Jack Ma is a global icon in business, ranked second on Fortune’s list of the World’s 50 Greatest Leaders and one of the richest men in China, with a personal fortune of nearly $30 billion, according to Forbes.
He is the founder and leader of Alibaba, the Chinese online selling platform that had revenue of more than $8 billion for the third quarter of this year. The company is now within striking distance of overtaking Amazon as the world’s largest e-commerce firm by market capitalization.
Ma is a philanthropist and a visionary, and this week he shared one of his management philosophies with entrepreneurs gathered at the JumpStarter conference in Hong Kong.
Don’t, he said, be tempted to hire top executives from large companies.
Building a team that is passionate about the firm’s mission is more important, he said, than bringing in experienced and highly paid experts.
"Don't try to put a Boeing 747 engine inside," he warned. "It will destroy you."

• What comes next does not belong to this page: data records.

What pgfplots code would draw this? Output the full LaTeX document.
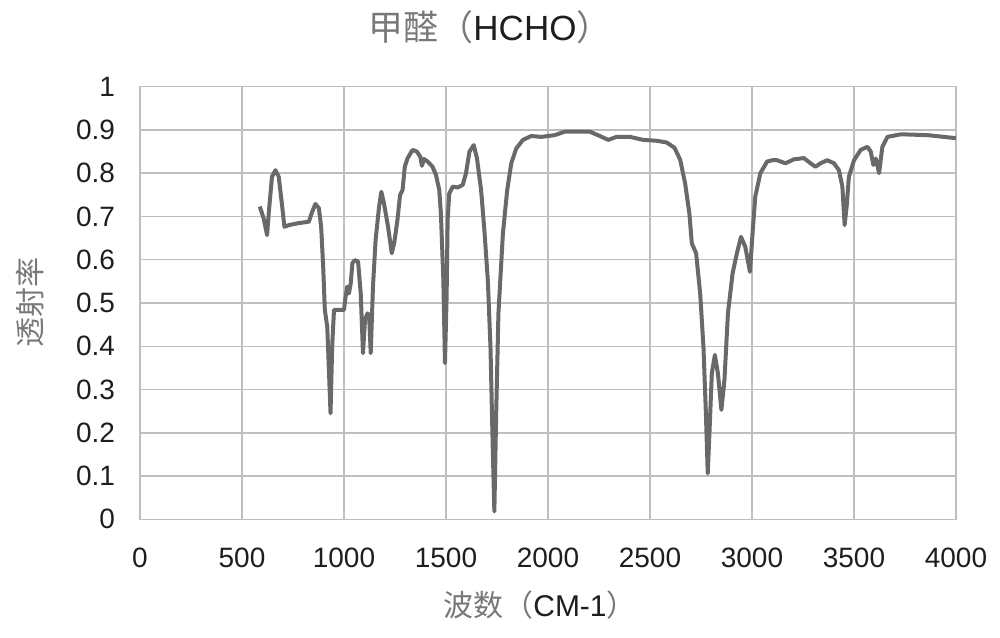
\documentclass[border=0pt]{standalone}
\usepackage{pgfplots}
\pgfplotsset{compat=1.18}
\usepackage{fontspec}
\setmainfont{Liberation Sans}
\newfontfamily\cjk{Noto Sans CJK SC}
\definecolor{curve}{RGB}{105,105,105}
\definecolor{gridc}{RGB}{190,190,190}
\definecolor{labc}{RGB}{120,120,120}
\definecolor{tickc}{RGB}{30,30,30}
\begin{document}
\begin{tikzpicture}
\begin{axis}[
  at={(0,0)}, anchor=south west,
  scale only axis, width=408pt, height=216.3pt,
  xmin=0, xmax=4000, ymin=0, ymax=1,
  xtick={0,500,...,4000},
  ytick={0,0.1,0.2,0.3,0.4,0.5,0.6,0.7,0.8,0.9,1},
  yticklabels={0,0.1,0.2,0.3,0.4,0.5,0.6,0.7,0.8,0.9,1},
  scaled ticks=false,
  /pgf/number format/1000 sep={},
  /pgf/number format/assume math mode=true,
  major tick length=0pt,
  grid=major,
  major grid style={gridc, line width=0.75pt},
  axis line style={gridc, line width=0.75pt},
  tick label style={font=\fontsize{14}{16}\selectfont, text=tickc},
  xticklabel style={yshift=-10.8pt},
  yticklabel style={xshift=-9pt},
  clip=false,
]
\addplot[curve, line width=2pt, line join=round, mark=none] coordinates {
(587,0.723)(606,0.696)(623,0.657)(631,0.707)(647,0.792)(664,0.807)(680,0.792)(697,0.723)
(708,0.676)(729,0.680)(770,0.684)(828,0.688)(844,0.711)(860,0.729)(877,0.719)(888,0.676)
(898,0.584)(906,0.484)(918,0.445)(934,0.245)(942,0.399)(951,0.484)(967,0.484)(1000,0.484)
(1008,0.515)(1016,0.538)(1024,0.522)(1033,0.545)(1041,0.592)(1052,0.599)(1069,0.596)
(1082,0.522)(1093,0.384)(1103,0.461)(1115,0.476)(1123,0.472)(1131,0.384)(1142,0.538)
(1155,0.646)(1172,0.723)(1183,0.757)(1196,0.730)(1216,0.676)(1234,0.615)(1246,0.638)
(1262,0.692)(1275,0.750)(1287,0.761)(1298,0.815)(1311,0.834)(1336,0.854)(1357,0.850)
(1374,0.838)(1382,0.817)(1392,0.833)(1410,0.827)(1434,0.815)(1451,0.796)(1467,0.761)
(1475,0.707)(1487,0.553)(1495,0.361)(1503,0.515)(1508,0.692)(1516,0.753)(1533,0.769)
(1557,0.767)(1582,0.773)(1598,0.800)(1615,0.850)(1636,0.865)(1652,0.834)(1672,0.761)
(1688,0.669)(1705,0.553)(1718,0.399)(1729,0.168)(1737,0.018)(1746,0.245)(1757,0.476)
(1779,0.661)(1800,0.761)(1820,0.823)(1844,0.857)(1877,0.877)(1918,0.886)(1967,0.884)
(2033,0.888)(2082,0.896)(2180,0.896)(2205,0.896)(2254,0.886)(2295,0.877)(2336,0.884)
(2402,0.884)(2467,0.877)(2533,0.875)(2582,0.871)(2620,0.859)(2648,0.831)(2672,0.777)
(2693,0.707)(2705,0.638)(2726,0.615)(2746,0.522)(2762,0.399)(2774,0.245)(2783,0.106)
(2792,0.206)(2803,0.337)(2818,0.380)(2833,0.337)(2850,0.253)(2865,0.322)(2882,0.476)
(2905,0.569)(2926,0.615)(2946,0.653)(2967,0.630)(2990,0.572)(3004,0.670)(3016,0.746)
(3041,0.800)(3074,0.827)(3100,0.830)(3123,0.830)(3164,0.823)(3205,0.832)(3254,0.835)
(3287,0.823)(3311,0.815)(3336,0.823)(3369,0.830)(3402,0.823)(3426,0.807)(3443,0.769)
(3454,0.680)(3464,0.723)(3475,0.792)(3500,0.830)(3533,0.854)(3566,0.861)(3582,0.850)
(3595,0.819)(3607,0.834)(3623,0.800)(3639,0.861)(3664,0.884)(3730,0.890)(3861,0.888)
(4000,0.881)
};
\end{axis}
\node[font=\fontsize{17.5}{20}\selectfont] at (175pt,246.15pt) {{\color{labc}\cjk 甲醛（}{\color{tickc}HCHO}{\color{labc}\cjk ）}};
\node[font=\fontsize{15}{18}\selectfont] at (200pt,-42.85pt) {{\color{labc}\cjk 波数（}{\color{tickc}CM-1}{\color{labc}\cjk ）}};
\node[font=\fontsize{15}{18}\selectfont, rotate=90, text=labc] at (-55pt,108.15pt) {\cjk 透射率};
\pgfresetboundingbox
\useasboundingbox (-70pt,-58.85pt) rectangle (430pt,259.65pt);
\end{tikzpicture}
\end{document}
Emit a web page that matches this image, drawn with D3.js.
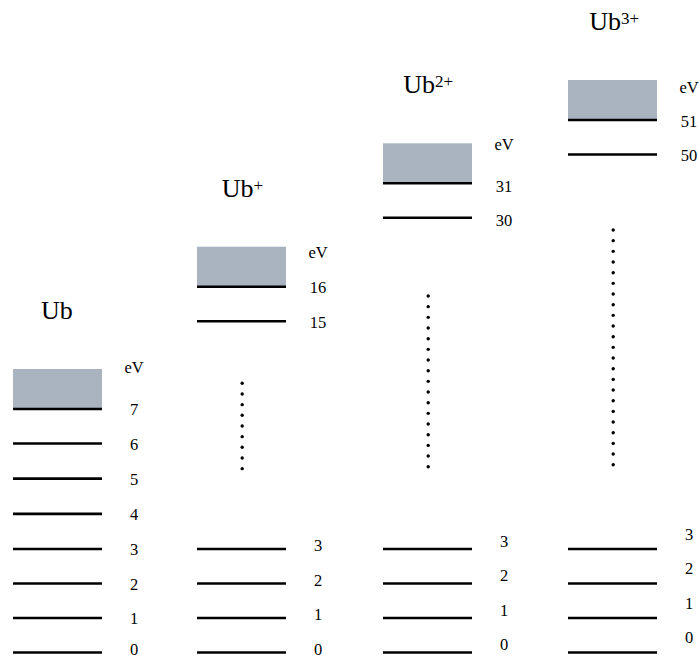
<!DOCTYPE html>
<html>
<head>
<meta charset="utf-8">
<script src="https://cdn.jsdelivr.net/npm/d3@7"></script>
<style>
  body { margin: 0; background: #fff; }
  svg { display: block; }
  .title { font-family: 'Liberation Serif', 'Times New Roman', serif; font-size: 26px; fill: #000; }
  .lbl { font-family: 'Liberation Serif', 'Times New Roman', serif; font-size: 16.5px; fill: #000; }
</style>
</head>
<body>
<div id="chart"></div>
<script>
// energy levels (eV) for each ion
const ionBase = "Ub";
const ionCharges = ["", "+", "2+", "3+"];
const levelsUb  = [0, 1, 2, 3, 4, 5, 6, 7];
const levelsUb1 = [0, 1, 2, 3, 15, 16];
const levelsUb2 = [0, 1, 2, 3, 30, 31];
const levelsUb3 = [0, 1, 2, 3, 50, 51];
const unitLabel = "eV";
const gapDots = [0, 9, 17, 23];

// layout per panel (pixels)
const panelX = [13, 197, 383, 568];
const panelTop = [409, 286.7, 183.3, 120];
const titleX = [41, 221.7, 403.3, 589.3];
const dyHigh = [6, 6.6, 8.5, 6.7];
const dyLow = [2.5, 2, -2.5, -9.5];
const unitDy = [-35.7, -28.4, -33.3, -26.7];
const dotTop = [0, 383.3, 296, 230];

const W = 699, H = 659;
const lineW = 89, boxH = 40, step = 34.5, yBase = 652.5, dotGap = 10.67;

const svg = d3.select('#chart').append('svg')
    .attr('width', W).attr('height', H)
    .style('background', '#fff');

const allLevels = [levelsUb, levelsUb1, levelsUb2, levelsUb3];

allLevels.forEach((levels, i) => {
    const hi = d3.max(levels);
    // broken axis: low levels share a base, top levels sit at panel height
    const y = d3.scaleLinear()
        .domain([0, 3, hi - 1, hi])
        .range([yBase, yBase - 3 * step, panelTop[i] + step, panelTop[i]]);
    const x0 = panelX[i], x1 = x0 + lineW, lx = x1 + 32;
    const g = svg.append('g');

    // continuum box above the ionisation level
    g.append('rect')
        .attr('x', x0).attr('y', y(hi) - boxH)
        .attr('width', lineW).attr('height', boxH)
        .attr('fill', '#aab3c0');

    g.selectAll('line.lvl').data(levels).enter().append('line')
        .attr('class', 'lvl')
        .attr('x1', x0).attr('x2', x1)
        .attr('y1', d => y(d)).attr('y2', d => y(d))
        .attr('stroke', '#000').attr('stroke-width', 2.6);

    g.selectAll('text.lbl').data(levels).enter().append('text')
        .attr('class', 'lbl')
        .attr('x', lx)
        .attr('y', d => y(d) + (d > 3 && i > 0 ? dyHigh[i] : (i === 0 ? dyHigh[0] - (d === 0 ? 3.5 : 0) : dyLow[i])))
        .attr('text-anchor', 'middle')
        .text(d => d);

    g.append('text').attr('class', 'lbl')
        .attr('x', lx).attr('y', y(hi) + unitDy[i])
        .attr('text-anchor', 'middle')
        .text(unitLabel);

    const t = g.append('text').attr('class', 'title')
        .attr('x', titleX[i]).attr('y', y(hi) - boxH - 50);
    t.append('tspan').text(ionBase);
    if (ionCharges[i]) {
        t.append('tspan').attr('dy', -6).style('font-size', '17px').text(ionCharges[i]);
    }

    // vertical dots for the omitted levels
    g.selectAll('circle').data(d3.range(gapDots[i])).enter().append('circle')
        .attr('cx', x0 + lineW / 2 + 0.7)
        .attr('cy', k => dotTop[i] + k * dotGap)
        .attr('r', 1.7)
        .attr('fill', '#000');
});
</script>
</body>
</html>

What he does advise is finding people who are a good fit for the company, people who will pull together as a team and who are willing to make sacrifices for each other and the company.
“Work with a good team and train the team, and the team will also train you,” he said.
Alibaba was established in 1999 by 18 founders led by Ma, a former English teacher. In less than two decades, the e-commerce business has become one of China’s greatest corporate success stories.
Although the firm didn’t initially employ big names, it now boasts some of the best talent from around the world. Its president is a former vice chairman of Goldman Sachs Group, while its chief marketing officer Chris Tung was previously vice president of marketing at PepsiCo China.
Glass half full
Another key insight that Ma offers is about attitude. “You should be optimistic, always optimistic,” he told the gathered business leaders.
“A great entrepreneur is optimistic for the future and asks what problem you can solve, and how you can solve it different from the others, better than the others,” he continued.
And having the right staff – not necessarily renown business leaders – is a key part of solving those problems well.